O professor Mário Newman ressalta a importância dos pais também serem estimulados no gosto pela poesia. (Foto: Bárbara Oliveira)

O professor Mário Newman ressalta a importância dos pais também serem estimulados no gosto pela poesia. (Foto: Bárbara Oliveira)

O exercício de sensibilização ao gênero, no entanto, não passa por somente entregar um livro clássico de poemas nas mãos de uma criança de 6 anos e querer que ela não apenas entenda a mensagem por trás dos versos como também goste do que está lendo.
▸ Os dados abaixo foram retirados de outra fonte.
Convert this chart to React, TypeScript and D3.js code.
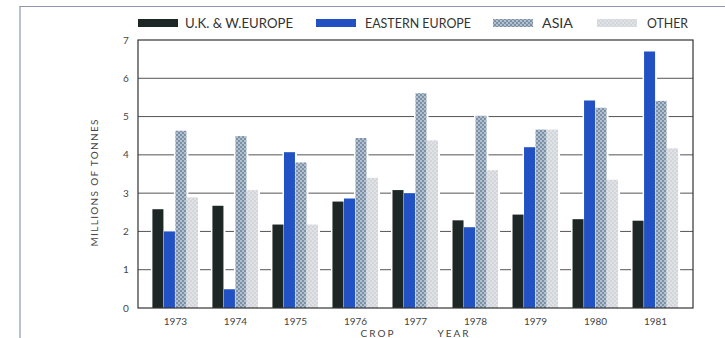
import React from 'react';
import * as d3 from 'd3';

const years = ['1973', '1974', '1975', '1976', '1977', '1978', '1979', '1980', '1981'];
const ukWEurope = [2.58, 2.67, 2.18, 2.78, 3.08, 2.29, 2.44, 2.32, 2.28];
const easternEurope = [2.0, 0.49, 4.07, 2.86, 3.0, 2.11, 4.2, 5.42, 6.7];
const asia = [4.63, 4.49, 3.8, 4.44, 5.61, 5.02, 4.66, 5.23, 5.41];
const other = [2.89, 3.08, 2.18, 3.4, 4.38, 3.6, 4.66, 3.35, 4.17];
const seriesNames = ['U.K. & W.EUROPE', 'EASTERN EUROPE', 'ASIA', 'OTHER'];
const yTicks = [0, 1, 2, 3, 4, 5, 6, 7];
const gridValues = [1, 2, 3, 4, 5, 6];

const W = 725;
const H = 338;
const FONT = 'Lato, "Open Sans", "DejaVu Sans", sans-serif';

export default function App() {
  const seriesData = [ukWEurope, easternEurope, asia, other];
  const fills = ['#1d2725', '#2251c4', 'url(#patAsia)', 'url(#patOther)'];

  const x = d3.scaleBand<string>().domain(years).range([138, 693]).paddingInner(0.233).paddingOuter(0.24);
  const xi = d3.scaleBand<string>().domain(seriesNames).range([0, x.bandwidth()]);
  const y = d3.scaleLinear().domain([0, 7]).range([308, 40]);

  const bars: { key: string; x: number; y: number; w: number; h: number; fill: string }[] = [];
  years.forEach((yr, i) => {
    seriesNames.forEach((s, j) => {
      const v = seriesData[j][i];
      bars.push({
        key: yr + s,
        x: (x(yr) as number) + (xi(s) as number),
        y: y(v),
        w: xi.bandwidth(),
        h: y(0) - y(v),
        fill: fills[j],
      });
    });
  });

  const legendSwatchX = [138, 316, 493, 597];
  const legendTextX = [185, 365, 542, 647];
  const legendTextW = [108, 106, 31, 41];

  return (
    <svg width={W} height={H} style={{ position: 'absolute', left: 0, top: 0, background: '#fff' }}>
      <defs>
        <pattern id="patAsia" patternUnits="userSpaceOnUse" width={4} height={4}>
          <rect width={4} height={4} fill="#7c90a8" />
          <rect x={0} y={0} width={2} height={2} fill="#b2c0ce" />
          <rect x={2} y={2} width={2} height={2} fill="#b2c0ce" />
        </pattern>
        <pattern id="patOther" patternUnits="userSpaceOnUse" width={4} height={4}>
          <rect width={4} height={4} fill="#d2d5d9" />
          <rect x={0} y={0} width={2} height={2} fill="#e0e2e5" />
          <rect x={2} y={2} width={2} height={2} fill="#e0e2e5" />
        </pattern>
      </defs>

      {/* outer page border */}
      <line x1={19.5} x2={W} y1={6.5} y2={6.5} stroke="#8e97ad" strokeWidth={1.2} />
      <line x1={20} x2={20} y1={6} y2={H} stroke="#8e97ad" strokeWidth={1.2} />

      {/* legend */}
      {seriesNames.map((s, j) => (
        <g key={s}>
          <rect x={legendSwatchX[j]} y={19} width={40} height={8} fill={fills[j]} />
          <text
            x={legendTextX[j]}
            y={28}
            fontFamily={FONT}
            fontSize={12.5}
            fill="#333"
            textLength={legendTextW[j]}
            lengthAdjust="spacingAndGlyphs"
          >
            {s}
          </text>
        </g>
      ))}

      {/* gridlines */}
      {gridValues.map((v) => (
        <line key={v} x1={138} x2={693} y1={y(v)} y2={y(v)} stroke="#555" strokeWidth={1} />
      ))}

      {/* white gaps around bars */}
      {bars.map((b) => (
        <rect key={'g' + b.key} x={b.x - 1.5} y={b.y - 2} width={b.w + 3} height={b.h + 2} fill="#fff" />
      ))}

      {/* bars */}
      {bars.map((b) => (
        <rect key={b.key} x={b.x} y={b.y} width={b.w - 0.5} height={b.h} fill={b.fill} />
      ))}

      {/* frame */}
      <rect x={138} y={40} width={555} height={268} fill="none" stroke="#333" strokeWidth={1.2} />

      {/* y tick labels */}
      {yTicks.map((t) => (
        <text key={t} x={126} y={y(t) + 3.5} textAnchor="middle" fontFamily={FONT} fontSize={10} fill="#444">
          {t}
        </text>
      ))}

      {/* y axis title */}
      <text
        transform="translate(98,183) rotate(-90)"
        textAnchor="middle"
        fontFamily={FONT}
        fontSize={10}
        fill="#444"
        textLength={127}
        lengthAdjust="spacing"
      >
        MILLIONS OF TONNES
      </text>

      {/* x tick labels */}
      {years.map((yr) => (
        <text
          key={yr}
          x={(x(yr) as number) + x.bandwidth() / 2}
          y={325}
          textAnchor="middle"
          fontFamily={FONT}
          fontSize={10}
          fill="#444"
        >
          {yr}
        </text>
      ))}

      {/* x axis title */}
      <text x={378} y={337} textAnchor="middle" fontFamily={FONT} fontSize={10} fill="#444" letterSpacing={2}>
        CROP
      </text>
      <text x={454} y={337} textAnchor="middle" fontFamily={FONT} fontSize={10} fill="#444" letterSpacing={2}>
        YEAR
      </text>
    </svg>
  );
}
É preciso que os pais e educadores apresentem as obras da forma mais lúdica possível e que também participem do processo de degustação da leitura.

Para os pais que não têm o costume de ler, uma alternativa para se estimular o gosto pela poesia são os centros sociais, culturais e a escola, sugere Mário Newman. “É por projetos de leitura e produção textual que se faz a chance de uma criança que tem pais desconectados do gosto literário, do prazer da poesia, conhecer e vir a gostar”, complementa o docente.

Fabiane Verardi Burlamaque, mestre e doutora em Letras, formada pela Universidade de Passo Fundo (UFP) explica na obra “Os primeiros passos na construção de leitores autônomos: a formação do professor” que a poesia pode vir a ser um meio lúdico para se brincar com a língua, para trabalhar com o imaginário da criança e para desenvolver nesse indivíduo a criatividade e principalmente o prazer estético.

 

 

Sarau Pede Poesia

Nem só de texto acadêmico vivem os estudantes de graduação. No intuito de abrir um espaço para a fruição poética, o Diretório Acadêmico de Letras da UFRRJ (DALE) realizou um Sarau Literário em 16 de junho de 2016, no Auditório do PAT (Pavilhão de Aulas Teóricas). A primeira edição contou com a participação de alunos não apenas do curso de Letras, mas também de Jornalismo e outros cursos. Dentre as atividades desenvolvidas, leituras de poesias escritas pelos próprios alunos e professores.

Além de poemas de autores consagrados, foram realizadas também apresentações musicais. Para o Coordenador de Cultura e Eventos do curso, Matteus Alario, do terceiro período do curso de Letras, o evento foi muito positivo. “Eu já tinha esse projeto há algum tempo.Na minha cabeça era mais intimista, mas isso antes de ser membro do diretório. Foi minha primeira proposta na chapa, e minhas companheiras e companheiros ajudaram muito a desenvolver a ideia e a realizar”, relatou.